Panufnik composed his Concerto for Violin and Strings in 1971 at the request of Yehudi Menuhin, who introduced the work and later recorded it (EMI EMD-5525). In truth, that perform­ance was pretty unpleasant, and is duly overshadowed by this smooth, refined, and accurate new rendition featuring the Polish violinist Krzysztof Smietana. The concerto is unusual in both style and form—primarily lyrical in character, with the violin almost constantly in the forefront. The second movement is quite beautiful, though the composer’s arbitrary intervallic fetishes make the outer movements sound a little silly at times.

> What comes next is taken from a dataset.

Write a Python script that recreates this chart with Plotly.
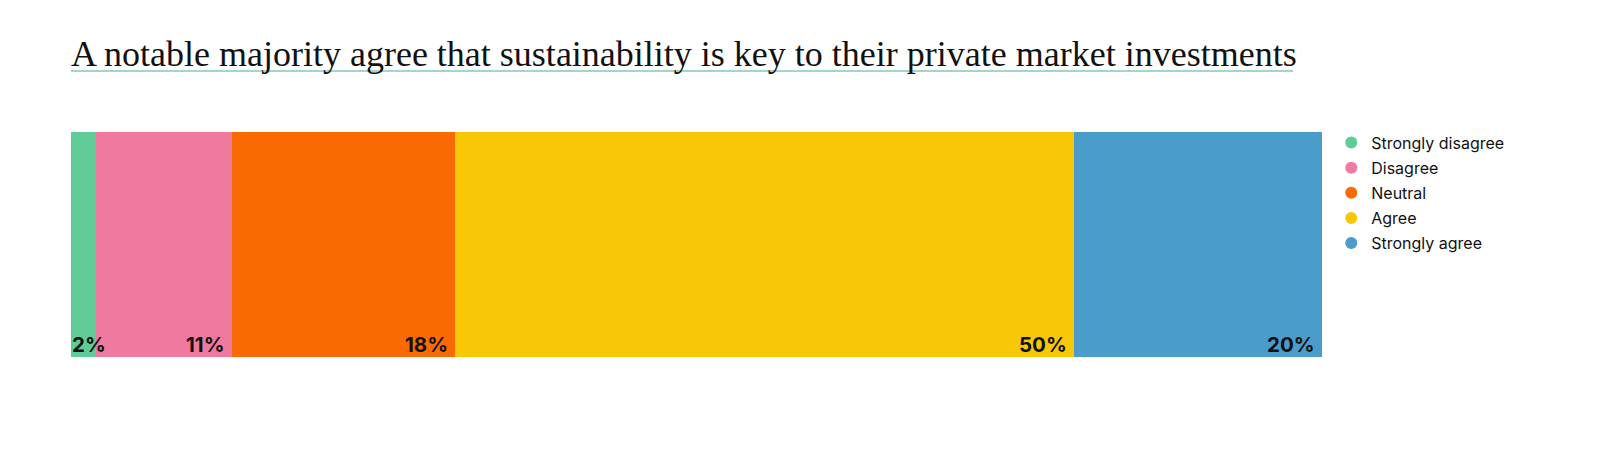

Arbor Cosmica is one of Panufnik’s most highly praised recent works. Composed in 1983 for twelve string instruments, it consists of twelve sections, or “Evocations,” and lasts more than a half hour. The entire work is derived from a single three-note chord, according to an elaborate construct developed analogically to the structure of a tree. Arbor Cosmica is a major work, in many ways a summation of Panufnik’s evolution since the late 1960s. Its harmonic language is much broader and more varied than that found in the works of the 1950s and early 60s, yet traces of vintage Panufnik appear frequently. Each “Evocation” exhibits a particular pattern of gestures, or motion-states, that remains static in character throughout, despite pitch lines that ascend and descend. Thus, the effect is of a succession of these static motion-states, without any sense of dramatic progression from one to the next. The work maintains interest primarily through its richly varied and imaginative string writing. The performance, featuring the New York Chamber Symphony under the composer’s direction, is superb.

The most recent work offered here is the 1985 Bassoon Concerto, dedicated to Father Jerzy Popieluszko, who was tortured to death in 1984 by the Polish secret police. Its five movements are structured rather like an operatic scene, with a Prologue, two Recitatives, an extraordinarily beau­tiful Aria half the length of the entire work, and a concluding Epilogue. It is quite an unusual concerto, played expertly here by Robert Thompson, an American bassoonist who was instrumental in commissioning the piece and has performed it many times throughout the world.

I hope that I have not confused the reader by discussing these works in chronological order, rather than disc by disc. Admirers of Panufnik will find all three indispensable, as each is a meticulous production—beautifully recorded and eloquently annotated. The Horenstein perform­ances on the Unicorn-Kanchana disc date from 1971 and are exceedingly fine. The Conifer disc was sponsored by Technics Hi-Fi, who deserve considerable praise for their substantial efforts.